A new Manifesto Club report shows how local authorities are using litter fines as a money-making operation.
People are being fined for increasingly trivial incidents - from dropping a match stick, to a piece of cotton falling off a glove. More worryingly, often these fines are given out by private companies who are working on a commission basis.
The report argues that such profiteering punishment works against the interests of justice and public service. We recommend that fines be used only in proportion to the offence, and when necessary for the public interest.
Download the report: The Corruption of Punishment
Dominic Raab MP: "The exponential rise in spot fines for petty offences, and the payment of commission to litter police, means more jobsworth officials exercising arbitrary power, less common sense, and increasing numbers of decent citizens being treated like a revenue cash cow."
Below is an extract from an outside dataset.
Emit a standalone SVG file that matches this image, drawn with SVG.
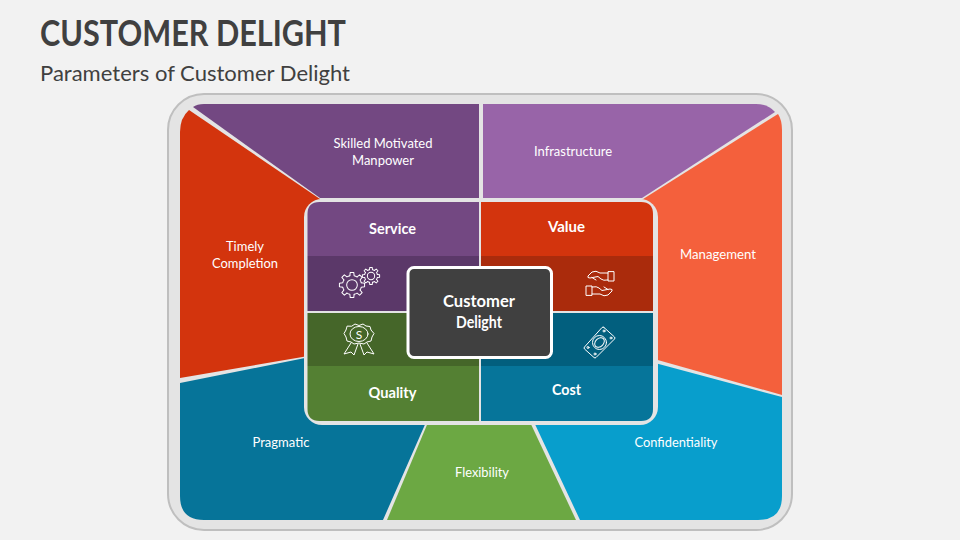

Richard Monkhouse, Deputy Chairman, Magistrates' Association: "The Magistrates' Association has argued for some time against the inappropriate use of out of court disposals for serious offences which should be dealt with inside a courtroom. This report highlights that a similar problem seems to exist where relatively trivial offences are concerned. Justice should be delivered fairly, openly and transparently, no
matter what the offence."
Eric Pickles, Local Government and Communities Secretary: "Members of the public who shamelessly litter and flytip should be bought to book. However these fines should be proportionate and councils shouldn't be using residents as cash cows. The idea that people are being employed on a commission basis and profiteering from fining the public will open the door to corruption. Such a practice corrodes public trust and could potentially weaken law enforcement."